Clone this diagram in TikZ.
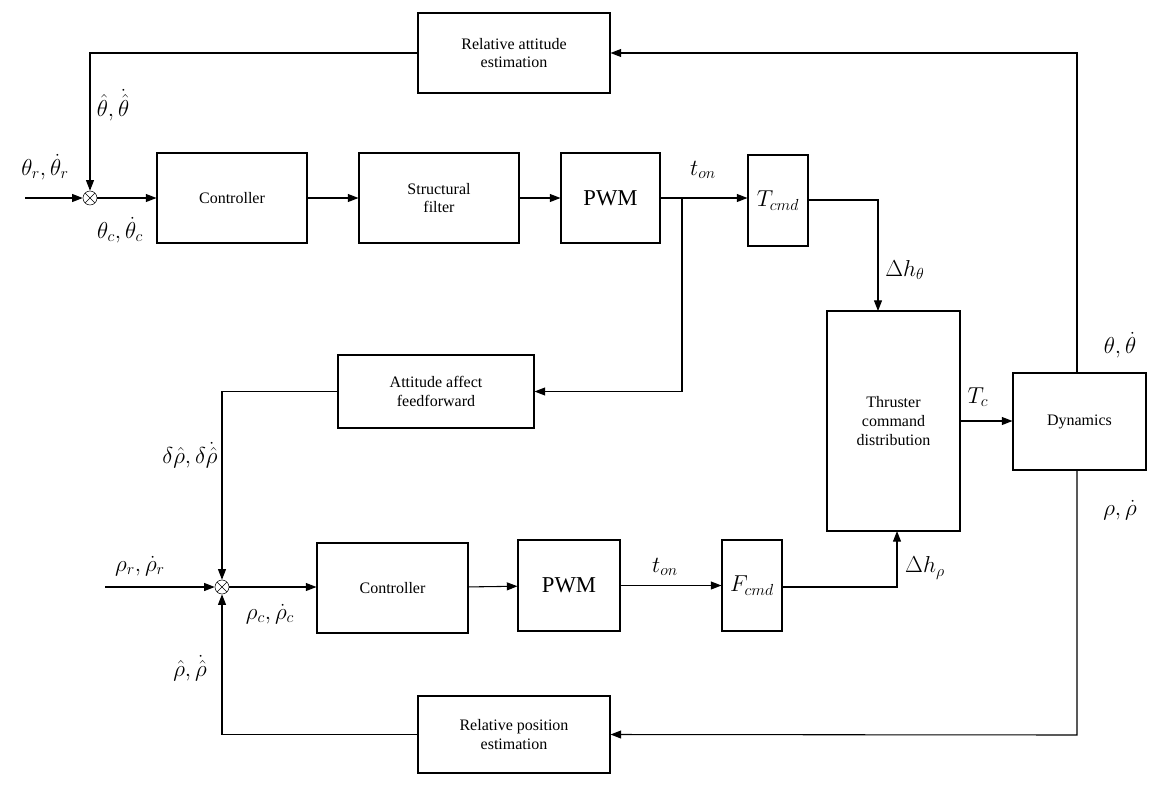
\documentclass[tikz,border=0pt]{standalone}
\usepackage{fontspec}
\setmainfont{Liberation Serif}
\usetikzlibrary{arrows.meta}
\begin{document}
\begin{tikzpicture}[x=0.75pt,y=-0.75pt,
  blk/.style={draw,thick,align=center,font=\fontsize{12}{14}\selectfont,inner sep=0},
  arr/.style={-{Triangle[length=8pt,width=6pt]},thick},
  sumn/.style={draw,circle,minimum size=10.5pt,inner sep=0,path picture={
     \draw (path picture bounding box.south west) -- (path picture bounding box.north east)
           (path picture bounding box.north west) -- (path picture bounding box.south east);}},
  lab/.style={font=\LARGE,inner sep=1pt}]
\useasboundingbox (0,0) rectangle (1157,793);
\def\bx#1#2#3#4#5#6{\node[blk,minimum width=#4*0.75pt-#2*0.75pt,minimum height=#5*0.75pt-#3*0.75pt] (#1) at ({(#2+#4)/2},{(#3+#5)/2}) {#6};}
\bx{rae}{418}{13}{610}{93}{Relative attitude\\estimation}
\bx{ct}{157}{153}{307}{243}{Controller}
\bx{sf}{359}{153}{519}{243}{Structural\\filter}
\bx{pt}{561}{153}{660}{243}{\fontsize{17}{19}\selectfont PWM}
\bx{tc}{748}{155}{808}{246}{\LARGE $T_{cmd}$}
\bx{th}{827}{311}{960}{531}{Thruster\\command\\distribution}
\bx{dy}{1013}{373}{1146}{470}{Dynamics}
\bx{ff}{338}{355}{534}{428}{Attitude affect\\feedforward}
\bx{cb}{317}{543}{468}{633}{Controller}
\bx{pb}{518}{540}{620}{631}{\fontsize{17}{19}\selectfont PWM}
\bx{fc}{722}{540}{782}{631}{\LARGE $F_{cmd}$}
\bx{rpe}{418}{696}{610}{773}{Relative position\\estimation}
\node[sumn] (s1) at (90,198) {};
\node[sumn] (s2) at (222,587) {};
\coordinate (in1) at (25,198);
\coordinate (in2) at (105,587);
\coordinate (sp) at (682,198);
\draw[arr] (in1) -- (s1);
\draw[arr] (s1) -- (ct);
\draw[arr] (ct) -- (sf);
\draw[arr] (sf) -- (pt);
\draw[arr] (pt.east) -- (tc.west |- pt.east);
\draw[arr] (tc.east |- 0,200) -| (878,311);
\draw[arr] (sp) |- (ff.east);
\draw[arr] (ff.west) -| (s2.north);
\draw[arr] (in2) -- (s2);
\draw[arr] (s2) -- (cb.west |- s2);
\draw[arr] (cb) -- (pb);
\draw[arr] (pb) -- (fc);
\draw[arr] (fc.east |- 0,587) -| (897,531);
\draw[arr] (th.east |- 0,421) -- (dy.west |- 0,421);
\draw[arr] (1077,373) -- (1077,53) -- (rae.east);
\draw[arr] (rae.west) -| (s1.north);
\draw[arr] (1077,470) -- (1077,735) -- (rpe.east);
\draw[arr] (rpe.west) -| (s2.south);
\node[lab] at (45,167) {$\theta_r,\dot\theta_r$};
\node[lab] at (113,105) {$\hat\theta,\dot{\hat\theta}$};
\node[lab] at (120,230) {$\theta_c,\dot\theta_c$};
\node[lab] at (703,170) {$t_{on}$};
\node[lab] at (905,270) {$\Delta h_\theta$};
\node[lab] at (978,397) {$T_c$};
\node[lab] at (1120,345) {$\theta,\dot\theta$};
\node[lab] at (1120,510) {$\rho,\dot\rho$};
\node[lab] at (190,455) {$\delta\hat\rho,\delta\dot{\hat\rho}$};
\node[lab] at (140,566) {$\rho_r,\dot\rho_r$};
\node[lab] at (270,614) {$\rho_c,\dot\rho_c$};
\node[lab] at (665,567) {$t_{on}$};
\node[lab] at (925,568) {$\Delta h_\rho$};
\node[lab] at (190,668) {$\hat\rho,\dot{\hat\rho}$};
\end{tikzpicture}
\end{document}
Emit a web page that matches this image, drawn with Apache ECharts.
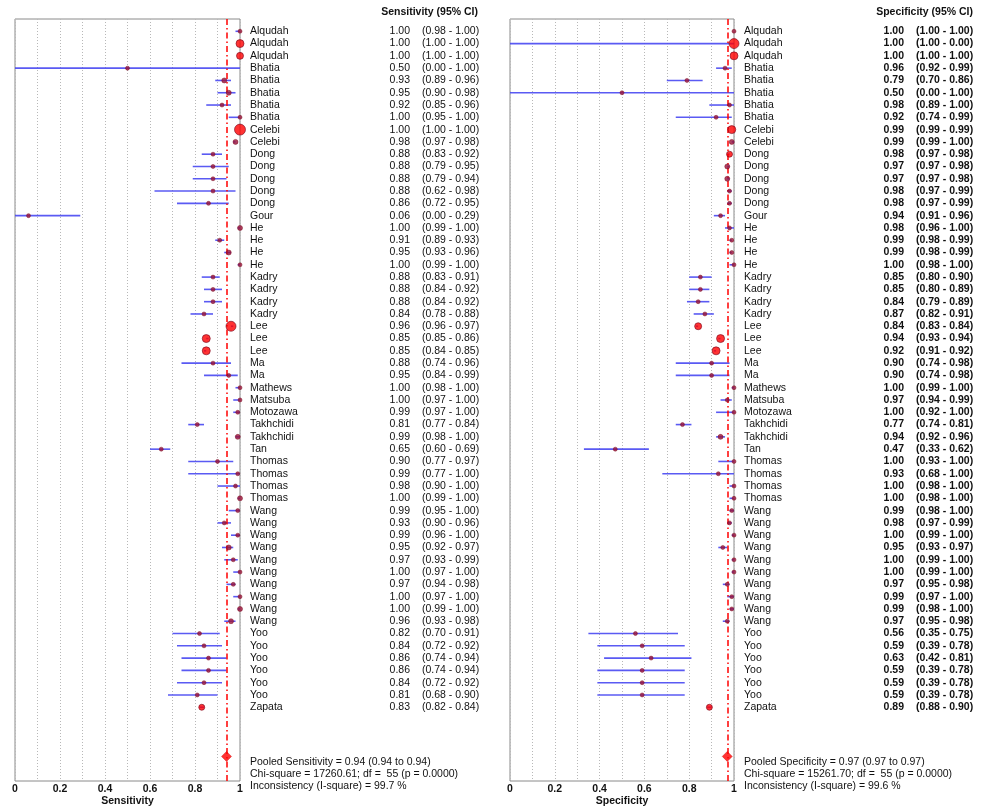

WHAT THE EXERCISE ASKS: What is the number of lines that hold the string "this"? Reply with that number alone.

FULL OUTPUT: 2